Unstatistik des Monats Mai 2016: Krebs durch Erdölförderung?

Die Unstatistik des Monats Mai sind die vermeintlich unnatürlichen Häufungen von Krebserkrankungen in der Nähe von Erdöl- oder Erdgasförderstätten sowie Fracking- und Atomanlagen, die seit Jahrzehnten die Menschen beunruhigen. Aktueller Anlass ist der Artikel „Die rätselhaften Krebsfälle von Rodewald“ in der Hannoverschen Allgemeinen Zeitung vom 8. Mai 2016: Von den 2 500 Einwohnern dieses Ortes im Landkreis Nienburg sind im Zeitraum von 2005 bis 2013 20 Personen an Leukämie oder Tumoren des Lymphgewebes erkrankt. Im Durchschnitt seien aber nur 12 Fälle zu erwarten, so der Artikel, deshalb sei diese Häufung nicht durch Zufall zu erklären, also statistisch signifikant. Ein möglicher Auslöser sei das bei der Erdölförderung rund um Rodewald entwichene Benzol.

Erdöl
© Erich Westendarp / pixelio.de

In Wahrheit sind solche Häufungen alles andere als signifikant. Sie sind im Gegenteil normal. Teilt man etwa alle 223 000 im Jahr 2014 durch Krebs verursachten Todesfälle (ein Viertel aller Todesfälle in Deutschland insgesamt) rein zufällig auf die 11 100 Gemeinden des Landes auf, so wird es viele Gemeinden geben, in denen weit mehr als ein Viertel aller Verstorbenen an Krebs gestorben sind, aber auch viele Gemeinden mit einer Krebsmortalität von weit weniger als 25%. Aber diese Abweichungen sind rein zufällig und fast sicher zu erwarten.

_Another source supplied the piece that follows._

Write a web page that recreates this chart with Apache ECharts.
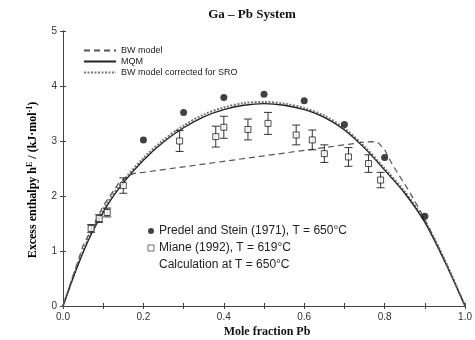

Hätten etwa alle Gemeinden Deutschlands so wie Rodewald 2 500 Einwohner, läge die Wahrscheinlichkeit, dass in mindestens einer davon in 9 Jahren statt der erwarteten 12 mehr als 19 Leukämie-Erkrankungen auftreten, bei über 99,9%. Selbst die Wahrscheinlichkeit, dass in 10 oder mehr Gemeinden solche Häufungen rein zufällig vorkommen, betrüge noch mehr als 95%.

Natürlich können solche Häufungen auch systematische Ursachen haben, ein Zusammenhang zwischen der überdurchschnittlichen Zahl an Krebserkrankungen und der Erdölförderung in Rodewald ist nicht ausgeschlossen. Aber allein aus den Zahlen 12 und 20 ist dieser niemals zu beweisen. Üblicherweise ergibt das Nachforschen nach systematischen Gründen in solchen Fällen immer das Ergebnis: viel Lärm um nichts.